AnticoagulantsArcoxia® should not be given at the same time as anticoagulants or preparations of the same class of active ingredients (e.g. diclofenac / indometacin / piroxicam /Ibuprofen). In particular, when Marcumar® is administered at the same time, it should be taken into account that the blood-thinning effect of Marcumar® is increased. The effect of antihypertensive drugs (ACE inhibitors, beta blockers, diuretics) can be weakened.
Arcoxia shows interactions with the contraceptive pill. Since Arcoxia affects several enzymes of the liver metabolism, the contraceptive effect of the pill may be weakened. Even more important is another interaction: both Arcoxia and the pill increase the risk of thrombosis.
Taking both drugs at the same time is therefore potentially dangerous. This is especially true if there are other risk factors such as smoking, overweight or immobilization. The simultaneous intake of medication and alcohol is a problematic issue.
Alcohol enhances or weakens the effect of most medicines. Taking Arcoxia® over a longer period of time increases the risk of stomach ulcers. These ulcers can under certain circumstances cause life-threatening gastrointestinal bleeding.
These bleedings can be massively increased by the regular consumption of alcohol, as it has blood-thinning properties. In addition, regular alcohol consumption, especially in combination with other risk factors such as obesity or smoking, increases the risk of suffering a heart attack or thrombosis. Diseases of the cardiovascular system are also serious side effects while taking Arcoxia®.
The risk for such a disease increases significantly with alcohol consumption while taking Arcoxia®. Alcohol not only puts a strain on the heart and circulation, but also on the liver, as it metabolizes the alcohol. In some cases Arcoxia® also causes liver damage or restricts liver function. Again, when alcohol and Arcoxia® are taken at the same time, a double burden is placed on the body. It is therefore advisable to avoid alcohol as far as possible during therapy with Arcoxia® or similar drugs.
Since Arcoxia has several areas of application, there are many alternatives. In a specific case, it is therefore worth discussing the alternatives with the doctor treating the patient. The pain-relieving and anti-inflammatory effect is also shown by other NSAIDs to a very similar extent.
These include ASS, ibuprofen or diclofenac. A change can therefore be worthwhile, especially in the case of intolerances. For diseases such as rheumatoid arthritis or arthosis, there are also physical or even surgical therapies. Both can of course also be combined with Arcoxia.
You must not take Arcoxia® if you
- Are or will become pregnant (use alternatives such as paracetamol)
- Have already had an allergic reaction to one of the ingredients of Arcoxia
- Have already once had an allergic reaction to a drug from the drug group “sulfonamides” (used as antibiotics for cystitis, among other things). – allergic reactions such as skin rashes, swelling, itching or shortness of breath have occurred after taking Aspirin® or other non-steroidal anti-inflammatory drugs (NSAIDs) such as ibuprofen
- Suffer from inflammatory bowel diseases (e.g. Crohn’s disease)

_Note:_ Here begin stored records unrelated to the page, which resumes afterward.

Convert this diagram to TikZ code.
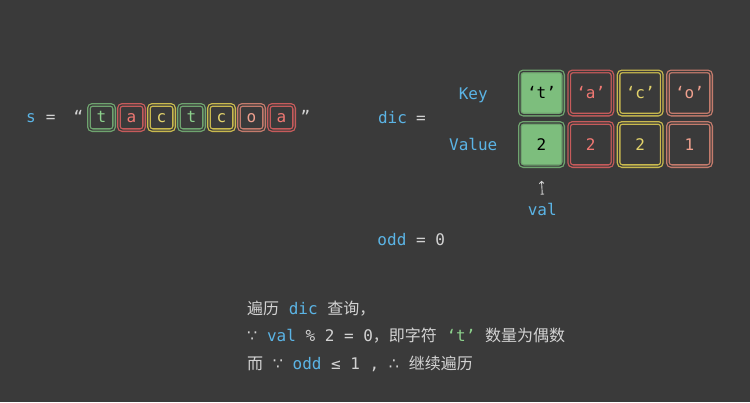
\documentclass[tikz,border=0pt]{standalone}
\usepackage{fontspec}
\setmonofont{DejaVu Sans Mono}
\newfontfamily\cjk{Noto Sans CJK SC}
\newfontfamily\symf{DejaVu Sans}
\usetikzlibrary{arrows.meta}

\definecolor{bg}{HTML}{3A3A3A}
\definecolor{fg}{HTML}{D2D2D2}
\definecolor{kw}{HTML}{5BB4E5}
\definecolor{gline}{HTML}{6FA46F}
\definecolor{gfill}{HTML}{7DBE7D}
\definecolor{gtext}{HTML}{8CD08C}
\definecolor{rline}{HTML}{C65B5B}
\definecolor{rtext}{HTML}{F07873}
\definecolor{yline}{HTML}{C9B94E}
\definecolor{ytext}{HTML}{E3D36B}
\definecolor{oline}{HTML}{C47B6C}
\definecolor{otext}{HTML}{EFA08E}

\tikzset{
  every node/.style={font=\ttfamily\fontsize{16}{19}\selectfont, text=fg},
  lbl/.style={anchor=base, inner sep=0pt},
  lblw/.style={anchor=base west, inner sep=0pt},
  cellbase/.style={draw=#1, double=bg, double distance=1.2pt, line width=1.3pt,
    rounded corners=3.5pt, inner sep=0pt, text depth=0pt},
  strcell/.style={cellbase=#1, minimum width=25.2pt, minimum height=25.2pt, text height=9pt},
  dictcell/.style={cellbase=#1, minimum width=43.2pt, minimum height=43.2pt, text height=11.6pt},
}

\begin{document}
\begin{tikzpicture}[x=1pt, y=-1pt]
  \fill[bg] (0,0) rectangle (750,402);
  \useasboundingbox (0,0) rectangle (750,402);

  % the string s
  \node[lbl, text=kw] (s) at (31,122.5) {s};
  \node[lbl] (seq) at (50.8,122.5) {=};
  \node[lbl] (lq) at (78.5,122.5) {“};
  \node[strcell=gline, text=gtext] (c1) at (101.5,117.5) {t};
  \node[strcell=rline, text=rtext] (c2) at (131.5,117.5) {a};
  \node[strcell=yline, text=ytext] (c3) at (161.5,117.5) {c};
  \node[strcell=gline, text=gtext] (c4) at (191.5,117.5) {t};
  \node[strcell=yline, text=ytext] (c5) at (221.5,117.5) {c};
  \node[strcell=oline, text=otext] (c6) at (251.5,117.5) {o};
  \node[strcell=rline, text=rtext] (c7) at (281.5,117.5) {a};
  \node[lbl] (rq) at (305.5,122.5) {”};

  % the dictionary
  \node[lbl, text=kw] (dic) at (392.5,123) {dic};
  \node[lbl] (deq) at (421,123) {=};
  \node[lbl, text=kw] (key) at (473.3,99) {Key};
  \node[lbl, text=kw] (value) at (473.3,150.3) {Value};

  \node[dictcell=gline, fill=gfill, text=black] (k1) at (541.5,93) {‘t’};
  \node[dictcell=rline, text=rtext] (k2) at (590.8,93) {‘a’};
  \node[dictcell=yline, text=ytext] (k3) at (640.2,93) {‘c’};
  \node[dictcell=oline, text=otext] (k4) at (689.5,93) {‘o’};
  \node[dictcell=gline, fill=gfill, text=black] (v1) at (541.5,144.5) {2};
  \node[dictcell=rline, text=rtext] (v2) at (590.8,144.5) {2};
  \node[dictcell=yline, text=ytext] (v3) at (640.2,144.5) {2};
  \node[dictcell=oline, text=otext] (v4) at (689.5,144.5) {1};

  % pointer to the current entry
  \node[lbl, text=kw] (val) at (542.3,215) {val};
  \draw[fg, line width=0.9pt, {Bar[width=3.5pt]}-{Straight Barb[length=2.2pt,width=4.5pt]}]
    ([yshift=8pt]val.north) -- ([yshift=-14pt]v1.south);

  \node[lbl] (odd) at (411.2,245) {{\color{kw}odd} = 0};

  % explanation
  \node[lblw] (l1) at (247,314) {{\cjk 遍历} {\color{kw}dic} {\cjk 查询，}};
  \node[lblw] (l2) at (247,341) {{\symf ∵} {\color{kw}val} \% 2 = 0{\cjk ，即字符} {\color{gtext}‘t’} {\cjk 数量为偶数}};
  \node[lblw] (l3) at (247,369) {{\cjk 而} {\symf ∵} {\color{kw}odd} ≤ 1 , {\symf ∴} {\cjk 继续遍历}};
\end{tikzpicture}
\end{document}
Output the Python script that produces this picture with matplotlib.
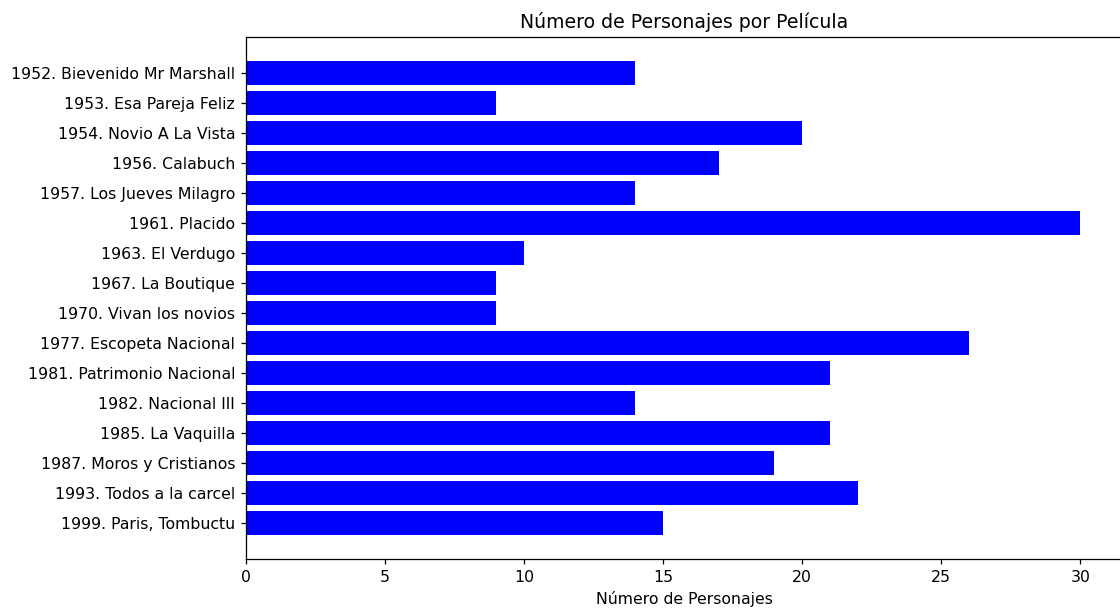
import matplotlib
matplotlib.use("Agg")
import matplotlib.pyplot as plt

peliculas = [
    "1952. Bievenido Mr Marshall",
    "1953. Esa Pareja Feliz",
    "1954. Novio A La Vista",
    "1956. Calabuch",
    "1957. Los Jueves Milagro",
    "1961. Placido",
    "1963. El Verdugo",
    "1967. La Boutique",
    "1970. Vivan los novios",
    "1977. Escopeta Nacional",
    "1981. Patrimonio Nacional",
    "1982. Nacional III",
    "1985. La Vaquilla",
    "1987. Moros y Cristianos",
    "1993. Todos a la carcel",
    "1999. Paris, Tombuctu",
]
personajes = [14, 9, 20, 17, 14, 30, 10, 9, 9, 26, 21, 14, 21, 19, 22, 15]

s = 1.13
plt.rcParams.update({
    "font.size": 10 * s,
    "axes.titlesize": 12 * s,
    "axes.labelsize": 10 * s,
    "xtick.labelsize": 10 * s,
    "ytick.labelsize": 10 * s,
    "xtick.major.size": 3.5 * s,
    "ytick.major.size": 3.5 * s,
    "xtick.major.pad": 3.5 * s,
    "ytick.major.pad": 3.5 * s,
    "axes.linewidth": 0.8 * s,
    "xtick.major.width": 0.8 * s,
    "ytick.major.width": 0.8 * s,
    "axes.titlepad": 6 * s,
    "axes.labelpad": 4 * s,
})

fig = plt.figure(figsize=(11.2, 6.09), dpi=100)
ax = fig.add_axes([246/1120, 1-559/609, 876/1120, (559-37)/609])
ax.barh(peliculas, personajes, color="blue")
ax.invert_yaxis()
ax.set_xlim(0, 31.5)
ax.set_title("Número de Personajes por Película")
ax.set_xlabel("Número de Personajes")
fig.savefig("out.png", dpi=100)
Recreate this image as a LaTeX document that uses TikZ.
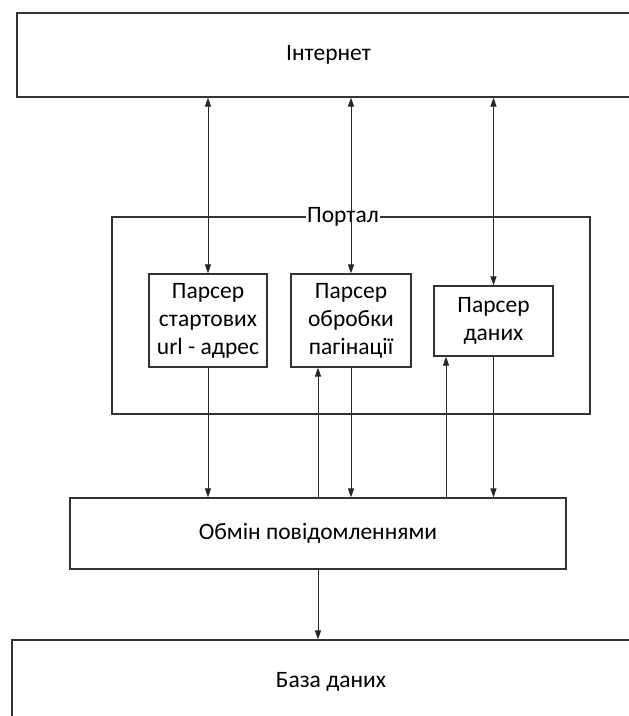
\documentclass[tikz,border=0pt]{standalone}
\usepackage{fontspec}
\setmainfont{Carlito}
\usetikzlibrary{arrows.meta}

\begin{document}
\begin{tikzpicture}[x=1pt,y=-1pt,
  blok/.style={draw=black!80,line width=1.2pt,rectangle,align=center,inner sep=0pt,
    font=\fontsize{23.5}{28}\selectfont},
  arr/.style={draw=black!85,line width=1pt,-{Triangle[length=9pt,width=6pt]}},
  darr/.style={arr,{Triangle[length=9pt,width=6pt]}-{Triangle[length=9pt,width=6pt]}}]
\path[use as bounding box,clip] (0,0) rectangle (629,716);
% boxes
\node[blok,minimum width=623pt,minimum height=84pt] (inet) at (328.5,55) {Інтернет};
\node[blok,minimum width=478pt,minimum height=197pt] (portal) at (351,315.5) {};
\node[fill=white,inner sep=1pt,font=\fontsize{23.5}{28}\selectfont] (portalLbl) at ([xshift=-8pt]portal.north) {Портал};
\node[blok,minimum width=118pt,minimum height=93pt] (parseUrl) at (208,320.5) {Парсер\\стартових\\url - адрес};
\node[blok,minimum width=120pt,minimum height=93pt] (parsePage) at (351,320.5) {Парсер\\обробки\\пагінації};
\node[blok,minimum width=119pt,minimum height=70pt] (parseData) at (493.5,321) {Парсер\\даних};
\node[blok,minimum width=496pt,minimum height=71pt] (msg) at (318,533.5) {Обмін повідомленнями};
\node[blok,minimum width=638pt,minimum height=84pt] (db) at (331,682) {База даних};
\coordinate (up1) at (318,0);
\coordinate (up2) at (446,0);
% connectors
\draw[darr] (inet.south -| parseUrl.north) -- (parseUrl.north);
\draw[darr] (inet.south -| parsePage.north) -- (parsePage.north);
\draw[darr] (inet.south -| parseData.north) -- (parseData.north);
\draw[arr] (parseUrl.south) -- (parseUrl.south |- msg.north);
\draw[arr] (parsePage.south) -- (parsePage.south |- msg.north);
\draw[arr] (parseData.south) -- (parseData.south |- msg.north);
\draw[arr] (msg.north -| up1) -- (parsePage.south -| up1);
\draw[arr] (msg.north -| up2) -- (parseData.south -| up2);
\draw[arr] (msg.south) -- (db.north -| msg.south);
\end{tikzpicture}
\end{document}
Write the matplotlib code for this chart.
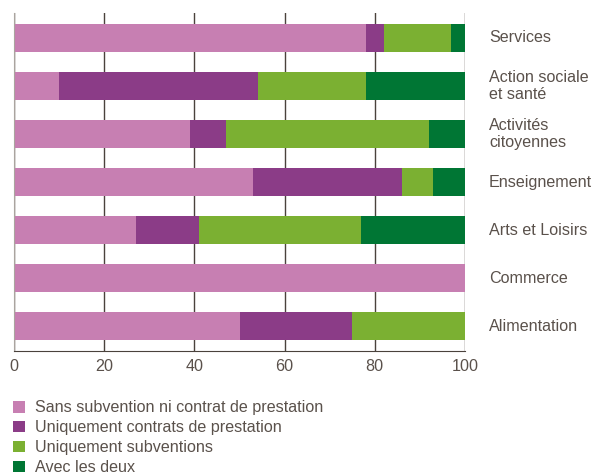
import matplotlib.pyplot as plt
import numpy as np
from matplotlib.patches import Patch

plt.rcParams["font.family"] = ["Liberation Sans", "DejaVu Sans"]

categories = ["Services", "Action sociale\net santé", "Activités\ncitoyennes",
              "Enseignement", "Arts et Loisirs", "Commerce", "Alimentation"]
series_names = ["Sans subvention ni contrat de prestation",
                "Uniquement contrats de prestation",
                "Uniquement subventions",
                "Avec les deux"]
sans = [78, 10, 39, 53, 27, 100, 50]
contrats = [4, 44, 8, 33, 14, 0, 25]
subventions = [15, 24, 45, 7, 36, 0, 25]
deux = [3, 22, 8, 7, 23, 0, 0]
colors = ["#c77fb2", "#8b3c87", "#7bb032", "#007634"]

text_color = "#5a514b"
fs = 11.6

fig = plt.figure(figsize=(5.93, 4.75), dpi=100)
ax = fig.add_axes([14 / 593, 1 - 351 / 475, 451 / 593, 338 / 475])

y = np.arange(len(categories))
left = np.zeros(len(categories))
for vals, col in zip([sans, contrats, subventions, deux], colors):
    ax.barh(y, vals, left=left, height=0.58, color=col, zorder=2)
    left += np.array(vals)

ax.set_xlim(0, 100)
ax.set_ylim(6.52, -0.52)
ax.set_xticks([0, 20, 40, 60, 80, 100])
ax.set_yticks([])
ax.grid(axis="x", color="#4a423c", lw=1.0, zorder=1)
ax.tick_params(axis="x", length=0, pad=6, labelsize=fs, labelcolor=text_color)
for side in ["top", "right"]:
    ax.spines[side].set_visible(False)
ax.spines["left"].set_color("#aaa49f")
ax.spines["bottom"].set_color("#4a423c")

for yi, cat in zip(y, categories):
    ax.text(1.053, yi, cat, transform=ax.get_yaxis_transform(), ha="left",
            va="center", fontsize=fs, color=text_color, linespacing=1.2)

handles = [Patch(facecolor=c, edgecolor="none") for c in colors]
fig.legend(handles, series_names, loc="upper left", bbox_to_anchor=(0.022, 0.157),
           frameon=False, fontsize=fs, labelcolor=text_color, handlelength=0.72,
           handleheight=0.72, handletextpad=0.65, labelspacing=0.3, borderaxespad=0,
           borderpad=0)

fig.savefig("out.png", dpi=100)
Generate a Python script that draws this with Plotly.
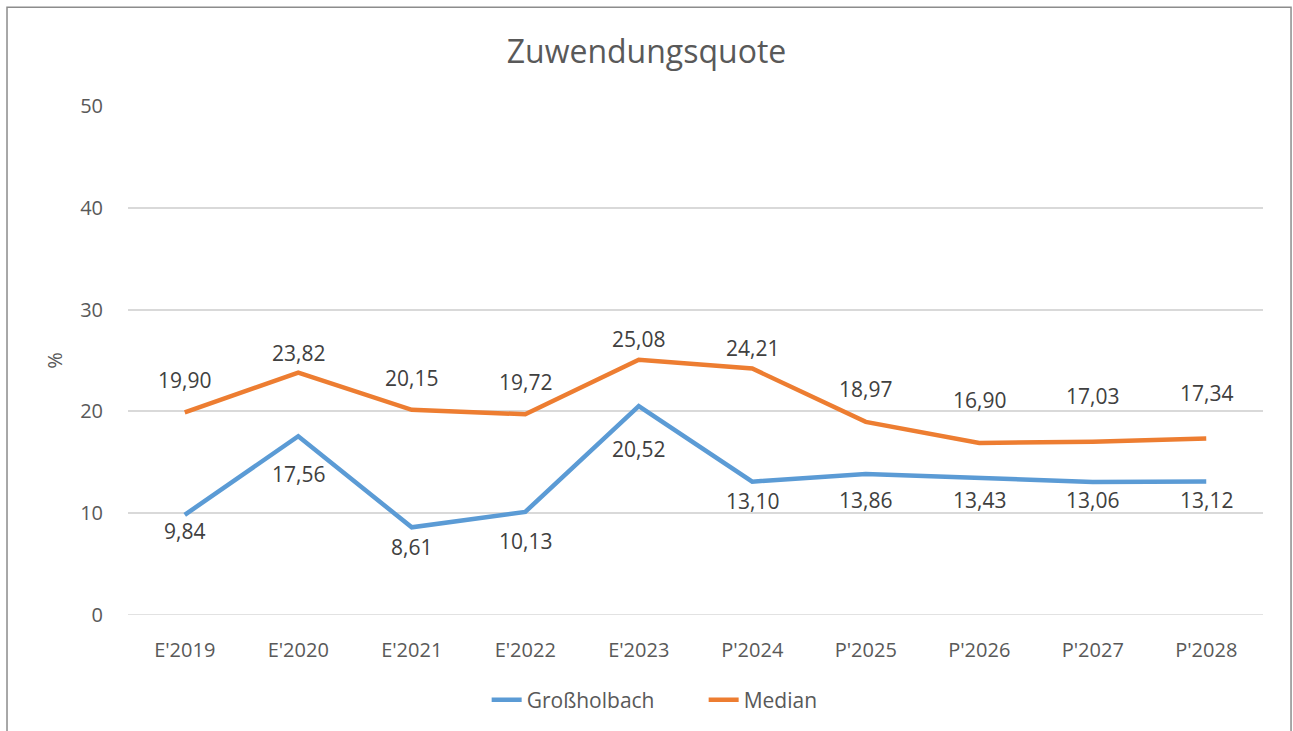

- Have a stomach ulcer and/or duodenal ulcer
- Have severe disorders of the liver and kidney
- Have a very severe heart failure (decompensated heart failure)
During pregnancy, the use of medication must always be carefully considered. Many active substances can harm the unborn child.
Arcoxia® should not be taken during pregnancy because the drug inhibits the production of endogenous substances which, among other things, maintain the oxygen supply of the baby in the womb. It is also not recommended to take Arcoxia® during breastfeeding.